Do all car stylists meet once a month in a big bar somewhere to compare designs? Do all initial styling sketches get processed through some kind of blandness mainframe, where they are digitally neutered to achieve a numbing stylistic consistency? Or is maybe just one guy doing the styling on all new cars worldwide, and manufacturers only act like they’re coming up with their own designs?
What other possible explanation can there be for how amazingly similar most cars look?
It’s a reasonable question. At any given point in styling history, you can find the same recurring themes in cars supposedly designed a world apart. Oh, there are some visible small-volume exceptions, but most models produced in large quantities have a certain homogeneous character. This isn’t because designers can’t think of anything interesting to show us, it’s because the narrow and restrictive requirements of mass production and the surprisingly unpredictable nature of the public taste make it so.

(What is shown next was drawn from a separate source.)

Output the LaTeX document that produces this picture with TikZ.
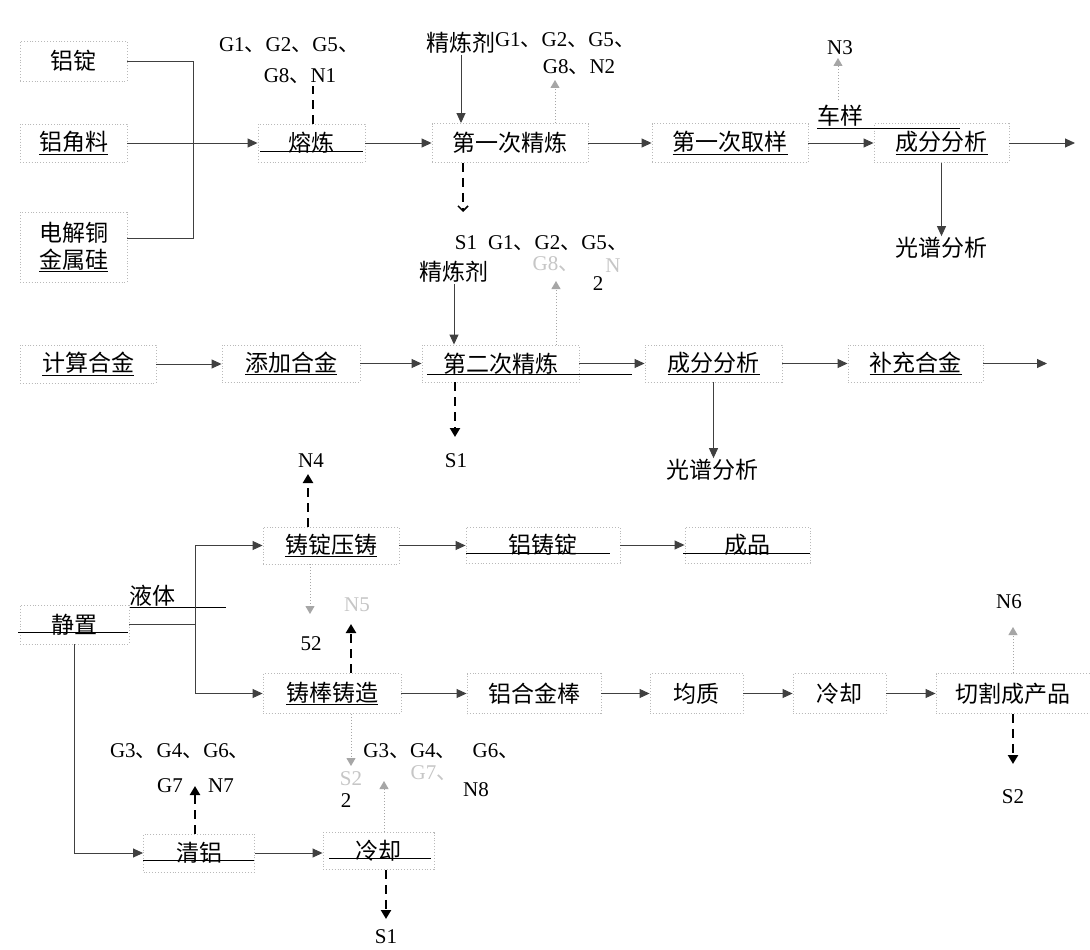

Automotive styling is by necessity a fine, high-stakes balancing act. Lead times are long, and predicting future tastes is a black art. To get a feel for this, try to picture what sort of styling will be popular in model years 1997 through 2000. That’s the stuff they’re working on now; you’d better start sketching right away, because the people in Product Planning and Engineering will want to see what you’ve come up with by the end of the week.
There are no easy answers. Suppose you’re working on a nice little high volume coupe. You’ll want something that causes a stir when it hits the market, but will wear well during a four-year model run. You’ve got to try to beat the 18-month barrier, which seems to be the usual honeymoon period a competently styled new car enjoys before it starts to look like some relic Charlton Heston would’ve dug up in Planet of the Apes.
Daring styling gets old fast, and it’s harder to hit the moving target of public taste with a high-power pin-point shot; if you miss, you really miss. It’s more effective to lay down a shotgun blast – you get better coverage that way, even if you’re a little off the mark. The downside of this is that we end up with a largely homogeneous crop of new cars each year. The upside is that most of these designs wear like gray pinstripe suits – inocuous but workable.
The glory days of bland, interchangeable styling are numbered, however. As manufacturers move inexorably toward greater market segmentation, they’ll pursue us with smaller-volume models able to take a more daring approach. This will be a good thing for people who like pretty cars, because there will be more to choose from.
My only fear is that the stylists will keep right on attending those monthly beer-drinking sessions and every one of those daring, low-volume cars in the late 90’s will look just like the Dodge Viper.